**Your objective**
Work out the number of lines with the word "code" in the material below, then reply with that number only.

══════

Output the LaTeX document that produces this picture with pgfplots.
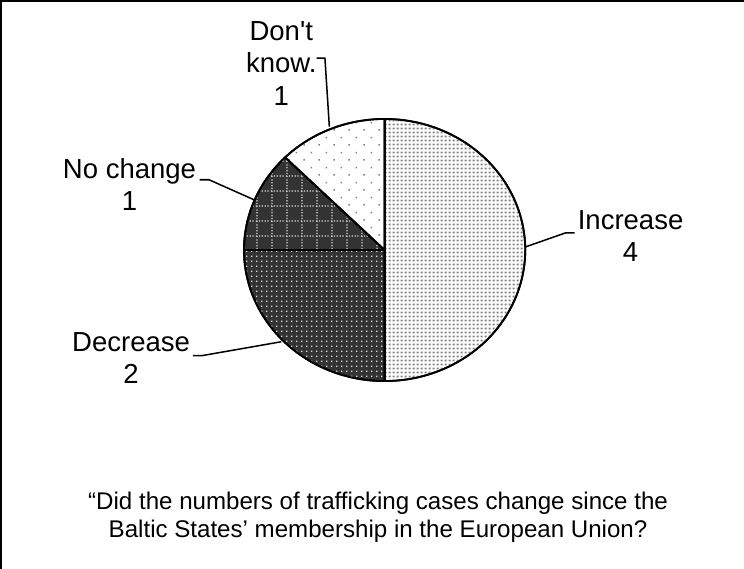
\documentclass[border=0pt]{standalone}
\usepackage{pgfplots}
\pgfplotsset{compat=1.18}
\usepackage{pgfplotstable}
\usepackage{fontspec}
\setmainfont{Liberation Sans}
\usetikzlibrary{patterns.meta}

\tikzdeclarepattern{
  name=incdots, type=uncolored,
  bottom left={(0,0)}, top right={(3.5bp,3.5bp)}, tile size={(3.5bp,3.5bp)},
  code={\fill (0.6bp,0.6bp) rectangle (2.8bp,2.8bp);}
}
\tikzdeclarepattern{
  name=decdots, type=uncolored,
  bottom left={(0,0)}, top right={(4.5bp,4.5bp)}, tile size={(4.5bp,4.5bp)},
  code={\fill (1.2bp,1.2bp) rectangle (2.7bp,2.7bp);}
}
\tikzdeclarepattern{
  name=dotgrid, type=uncolored,
  bottom left={(0,0)}, top right={(15bp,15bp)}, tile size={(15bp,15bp)},
  code={
    \draw[line width=1.3bp, dash pattern=on 1.3bp off 1.7bp] (0,1bp) -- (15bp,1bp);
    \draw[line width=1.3bp, dash pattern=on 1.3bp off 1.7bp] (1bp,0) -- (1bp,15bp);
  }
}
\tikzdeclarepattern{
  name=sparsedots, type=uncolored,
  bottom left={(0,0)}, top right={(15bp,15bp)}, tile size={(15bp,15bp)},
  code={
    \fill (1.5bp,1.5bp) rectangle (3bp,3bp);
    \fill (9bp,9bp) rectangle (10.5bp,10.5bp);
  }
}

\definecolor{darkfill}{RGB}{51,51,51}

\pgfplotstableread{
label value
Increase 4
Decrease 2
NoChange 1
DontKnow 1
}\piedata

\begin{document}%
\begin{tikzpicture}
\pgfplotstablegetelem{0}{value}\of\piedata\edef\vInc{\pgfplotsretval}
\pgfplotstablegetelem{1}{value}\of\piedata\edef\vDec{\pgfplotsretval}
\pgfplotstablegetelem{2}{value}\of\piedata\edef\vNoc{\pgfplotsretval}
\pgfplotstablegetelem{3}{value}\of\piedata\edef\vDk{\pgfplotsretval}
\pgfmathsetmacro\tot{\vInc+\vDec+\vNoc+\vDk}
\pgfmathsetmacro\aA{90}
\pgfmathsetmacro\aB{\aA-360*\vInc/\tot}
\pgfmathsetmacro\aC{\aB-360*\vDec/\tot}
\pgfmathsetmacro\aD{\aC-360*\vNoc/\tot}
\pgfmathsetmacro\aE{\aD-360*\vDk/\tot}
\def\cx{387.5}\def\cy{253}\def\rx{139.5}\def\ry{130}
\begin{axis}[
  width=744bp, height=569bp, scale only axis,
  xmin=0, xmax=744, ymin=0, ymax=569, y dir=reverse,
  hide axis, no markers,
  every axis plot/.append style={draw=black, line width=1.8bp, line join=round, samples=120},
]
% Increase
\addplot[preaction={fill=white}, pattern=incdots, pattern color=gray, domain=\aB:\aA]
  ({\cx+\rx*cos(x)},{\cy-\ry*sin(x)}) -- (axis cs:\cx,\cy) -- cycle;
% Decrease
\addplot[preaction={fill=darkfill}, pattern=decdots, pattern color=white!85!black, domain=\aC:\aB]
  ({\cx+\rx*cos(x)},{\cy-\ry*sin(x)}) -- (axis cs:\cx,\cy) -- cycle;
% No change
\addplot[preaction={fill=darkfill}, pattern=dotgrid, pattern color=white!85!black, domain=\aD:\aC]
  ({\cx+\rx*cos(x)},{\cy-\ry*sin(x)}) -- (axis cs:\cx,\cy) -- cycle;
% Don't know
\addplot[preaction={fill=white}, pattern=sparsedots, pattern color=gray, domain=\aE:\aD]
  ({\cx+\rx*cos(x)},{\cy-\ry*sin(x)}) -- (axis cs:\cx,\cy) -- cycle;

% frame (left and top edges visible)
\draw[line width=2bp] (axis cs:7,569) -- (axis cs:7,6) -- (axis cs:744,6);

% leader lines
\draw[line width=1.5bp] (axis cs:320,62.7) -- (axis cs:328.3,62.7) -- (axis cs:332.7,130.7);
\draw[line width=1.5bp] (axis cs:204,183.3) -- (axis cs:213.3,183.3) -- (axis cs:258.3,203.3);
\draw[line width=1.5bp] (axis cs:197.3,357.7) -- (axis cs:206.7,357.7) -- (axis cs:285,344);
\draw[line width=1.5bp] (axis cs:576,236) -- (axis cs:567,236) -- (axis cs:527,250);

% labels
\node[font=\fontsize{27.4}{32.5}\selectfont, align=center] at (axis cs:285,68) {Don\textquotesingle t\\know.\\1};
\node[font=\fontsize{27.4}{32.5}\selectfont, align=center] at (axis cs:134.5,188) {No change\\1};
\node[font=\fontsize{27.4}{32.5}\selectfont, align=center] at (axis cs:136,360) {Decrease\\2};
\node[font=\fontsize{27.4}{32.5}\selectfont, align=center] at (axis cs:631.5,239) {Increase\\4};

% caption
\node[font=\fontsize{24}{28}\selectfont, align=center] at (axis cs:381,518)
  {“Did the numbers of trafficking cases change since the\\Baltic States’ membership in the European Union?};
\end{axis}
\end{tikzpicture}%
\end{document}
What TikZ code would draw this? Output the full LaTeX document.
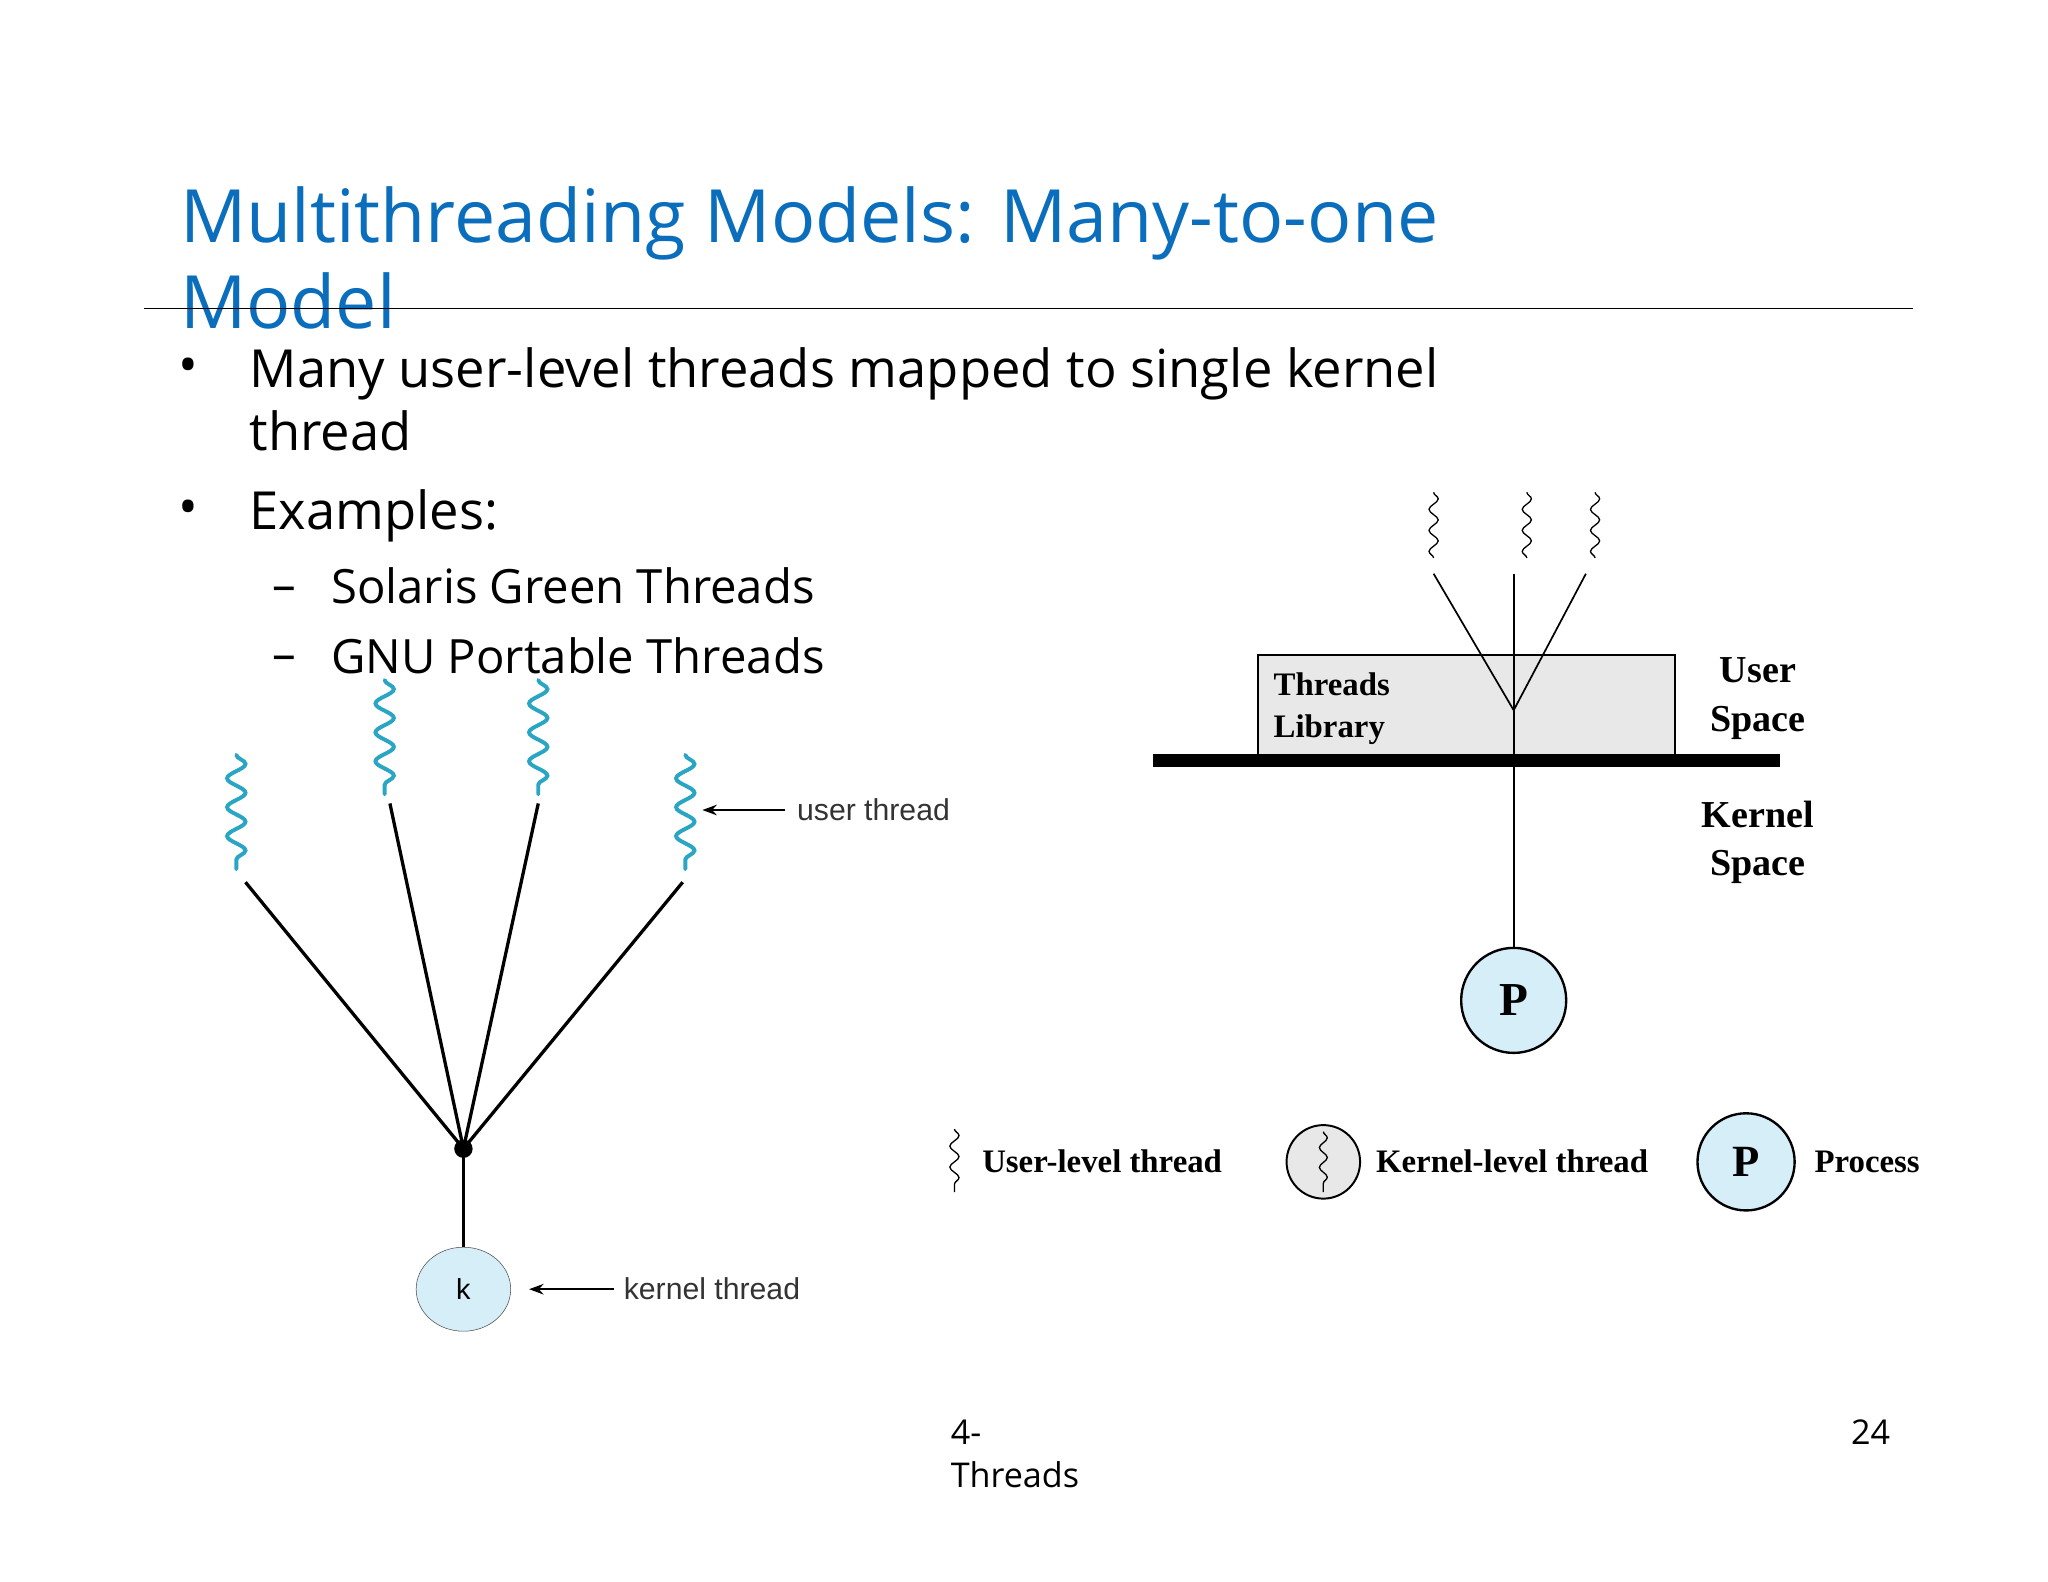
\documentclass[tikz,border=0pt]{standalone}
\usepackage{fontspec}
\setmainfont{Open Sans}
\newfontfamily\serifb{Liberation Serif}
\newfontfamily\arialf{Liberation Sans}
\usetikzlibrary{decorations.pathmorphing,arrows.meta,shapes.geometric}
\definecolor{ttl}{HTML}{0A6EBD}
\definecolor{cyn}{HTML}{2AA6C4}
\definecolor{lblue}{HTML}{D6EEF8}
\definecolor{lgray}{HTML}{E8E8E8}
\tikzset{
 txt/.style={anchor=base west,inner sep=0pt},
 wave/.style={cyn,line width=3pt,line cap=round,decorate,decoration={snake,amplitude=7pt,segment length=22pt}},
 sq/.style={black,line width=1pt,decorate,decoration={snake,amplitude=3.5pt,segment length=16pt}},
 thin/.style={line width=1.3pt},
 lab/.style={txt,font=\serifb\bfseries\fontsize{25}{30}\selectfont},
 arr/.style={line width=1.8pt,-{Stealth[length=11pt,width=8pt]}}
}
\begin{document}
\begin{tikzpicture}[x=1pt,y=-1pt]
\useasboundingbox[fill=white] (0,0) rectangle (1560,1205);
% title
\node[txt,ttl,font=\fontsize{56}{60}\selectfont] (t1) at (137,185) {Multithreading Models: Many-to-one};
\node[txt,ttl,font=\fontsize{56}{60}\selectfont] (t2) at (137,250) {Model};
\draw[line width=1.3pt] (110,235) -- (1457,235);
% bullets
\tikzset{bt/.style={txt,font=\fontsize{40}{44}\selectfont}, st/.style={txt,font=\fontsize{36}{40}\selectfont}}
\node[bt] (b1) at (136,292) {•};
\node[bt] (b1t) at (190,295) {Many user-level threads mapped to single kernel};
\node[bt] (b1u) at (190,343) {thread};
\node[bt] (b2) at (136,400) {•};
\node[bt] (b2t) at (190,403) {Examples:};
\node[st] (d1) at (207,458) {–};
\node[st] (s1) at (252,460) {Solaris Green Threads};
\node[st] (d2) at (207,511) {–};
\node[st] (s2) at (252,513) {GNU Portable Threads};
% left diagram
\foreach \n/\x/\y in {a/180/575,b/293/518,c/410/518,d/522/575}{
  \draw[wave] (\x,\y) -- (\x,\y+87);
}
\coordinate (la) at (187,672); \coordinate (lb) at (297,612);
\coordinate (lc) at (410,612); \coordinate (ld) at (520,672);
\node[circle,fill=black,inner sep=0pt,minimum size=14pt] (dot) at (353,875) {};
\foreach \c in {la,lb,lc,ld} \draw[line width=2.5pt] (\c) -- (dot.center);
\node[ellipse,draw=black!70,fill=lblue,minimum width=72pt,minimum height=64pt,inner sep=0pt,font=\arialf\fontsize{22}{24}\selectfont] (k) at (353,982) {k};
\draw[line width=2.5pt] (dot.center) -- (k);
\coordinate (ua) at (598,617); \coordinate (ub) at (535,617);
\draw[arr] (ua) -- (ub);
\node[txt,font=\arialf\fontsize{23}{26}\selectfont,black!80] (ut) at (607,625) {user thread};
\coordinate (ka) at (468,982); \coordinate (kb) at (403,982);
\draw[arr] (ka) -- (kb);
\node[txt,font=\arialf\fontsize{23}{26}\selectfont,black!80] (kt) at (475,990) {kernel thread};
% right diagram
\foreach \x in {1092,1163,1215} \draw[sq] (\x,375) -- (\x,425);
\node[draw,thin,fill=lgray,minimum width=318pt,minimum height=76pt,inner sep=0pt] (lib) at (1117,537) {};
\coordinate (j) at (1153,541);
\coordinate (r1) at (1092,437); \coordinate (r2) at (1153,437); \coordinate (r3) at (1208,437);
\foreach \c in {r1,r2,r3} \draw[thin] (\c) -- (j);
\node[lab] (tl1) at (970,530) {Threads};
\node[lab] (tl2) at (970,562) {Library};
\draw[line width=10pt] (878,579) -- (1356,579);
\node[circle,draw,line width=1.8pt,fill=lblue,minimum size=80pt,inner sep=0pt,font=\serifb\bfseries\fontsize{36}{40}\selectfont] (P) at (1153,762) {P};
\draw[thin] (j) -- (P);
\node[lab,anchor=base,font=\serifb\bfseries\fontsize{29}{32}\selectfont] (us1) at (1339,520) {User};
\node[lab,anchor=base,font=\serifb\bfseries\fontsize{29}{32}\selectfont] (us2) at (1339,557) {Space};
\node[lab,anchor=base,font=\serifb\bfseries\fontsize{29}{32}\selectfont] (ks1) at (1339,630) {Kernel};
\node[lab,anchor=base,font=\serifb\bfseries\fontsize{29}{32}\selectfont] (ks2) at (1339,667) {Space};
% legend
\draw[sq] (727,860) -- (727,908);
\node[lab] (l1) at (748,893) {User-level thread};
\node[circle,draw,line width=1.5pt,fill=lgray,minimum size=56pt,inner sep=0pt] (kc) at (1008,885) {};
\draw[sq,decoration={snake,amplitude=3pt,segment length=15pt}] (1008,862) -- (1008,908);
\node[lab] (l2) at (1048,893) {Kernel-level thread};
\node[circle,draw,line width=1.8pt,fill=lblue,minimum size=74pt,inner sep=0pt,font=\serifb\bfseries\fontsize{34}{38}\selectfont] (P2) at (1330,885) {P};
\node[lab] (l3) at (1382,893) {Process};
% footer
\node[txt,font=\fontsize{26}{30}\selectfont] (f1) at (724,1100) {4-};
\node[txt,font=\fontsize{26}{30}\selectfont] (f2) at (724,1133) {Threads};
\node[anchor=base east,inner sep=0pt,font=\fontsize{26}{30}\selectfont] (f3) at (1440,1100) {24};
\end{tikzpicture}
\end{document}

══════

**Result of this task**
5